As in my article last week I mentioned that most all of us neglect to plan for natural disasters that may disrupt our business. This week I want to shed light on another risk our business faces: the loss of the owner or proprietor. Or in another manner of speaking, your employees wake up one morning to find the boss is deceased and will not make it back to work… ever.

What will happen to the business, the employees, and the family now? You have worked hard building your business and it has become the largest single asset and biggest income producer on your balance sheet. You are no longer with us and you were the driving force that made everything at the business happen. Will your business continue? Will your employees stay? Will everybody involved pillage your business and client base? Does your spouse know what to do? Does your spouse know where every asset of the business is? What is valuable? What is not? Should your spouse continue the business without you? Do you have an employee that can successfully continue the operations? Do you have someone who is willing to buy your business? I know what you are thinking…. way too many questions. But you do know they need to be addressed.

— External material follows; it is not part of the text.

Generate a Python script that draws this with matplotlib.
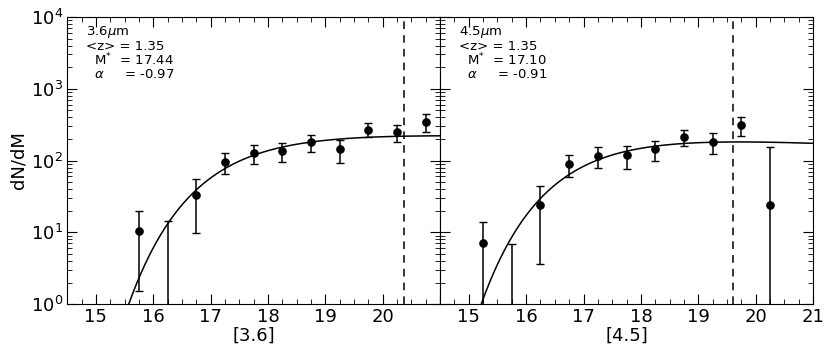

One solution is a binding buy sell agreement. A buy sell agreement is a plan that details what will happen to your business in the event of your death or disability. It is a legal agreement between yourself and a second party.


Let us talk about your untimely death. The three main questions to address are:

  • Who is the most likely candidate to take over and run the business?
  • What is the value of the business?
  • Once you know the value, how do you fund it?

The most likely candidates to take over the business are: your partner, a faithful employee, or a family member who has been involved with the business. The value of the business is going to be determined based on the type of business and market value.

The least expensive way to fund a buy sell agreement is a life insurance policy. Most small businesses use term life insurance. There are other options, but we will stick with term life since it is simple, cheap and easy to understand. This article is not written to go over the pros and cons of term vs. whole life vs. universal life vs. variable life. For example, You would purchase a term life policy for $250,000 if your business is worth $250,000. You may want to increase the face amount of the policy to $300,000 to allow for some short term cash needs. There are two primary ways to pay for the policy. The company can pay the premium or if you have someone who is a party to the agreement there can be a cross purchase arrangement. A cross purchase agreement is when each party pays for the others insurance premium and is the beneficiary of that policy. Simultaneously with the issuance of the life policy(s) you need a legal agreement drawn up by an attorney. All parties of the agreement must sign and execute the agreement. Do not draw one up and let it sit in a drawer gathering dust.


I would like to give you a real life case study, myself. I have a long time partner in investment properties. We have a buy sell agreement established so that we would not burden our wives in the event of one of our deaths with the responsibility of property ownership and management, and to release each other from the burden of working with our wives. We agreed upon the amount of the insurance, the type of insurance, and cross purchase payment. We had a legal agreement drawn up by an attorney and executed the agreement.

Now for the funny part: when I presented the documents for my wife to sign, Texas is a community property state, my wife who is wary of me sticking things under her nose to sign inquired as to what she was signing. I explained to her that if I died my partner would take the life insurance proceeds and buy her interest in the properties from her and she would have no worries about managing the properties and vice versa if my partner died. She looked at me in a very calculated manner and asked “what if both of you die?” I quickly explained to her that she and the other spouse would win both the money from the insurance proceeds and still own the property…More Money, right? So far she has not knocked me off.


Disability is the trickier part of the equation. We all have a much greater risk of being disabled rather than dying too soon. In the best of worlds a disability insurance policy will solve most of the financial problems. But realistically, not everyone is able to be insured for reasons of health, job vocation, and actual benefits received vs. premium paid. The legal agreement addresses the issue of disability. It documents the formula for buy out of the owner, terms of the buy out and timeliness of such. The owner may be disabled but may still be able to carryout their duties to the business and a buy out may not be necessary. These are the tougher questions to be answered in the agreement.


The important issue is to address the issue. Have in place a written plan of action. Have a buy sell agreement in place long before you need it. It can be changed and adjusted as you and your business grows. A buy sell agreement is better than a prepaid funeral plan.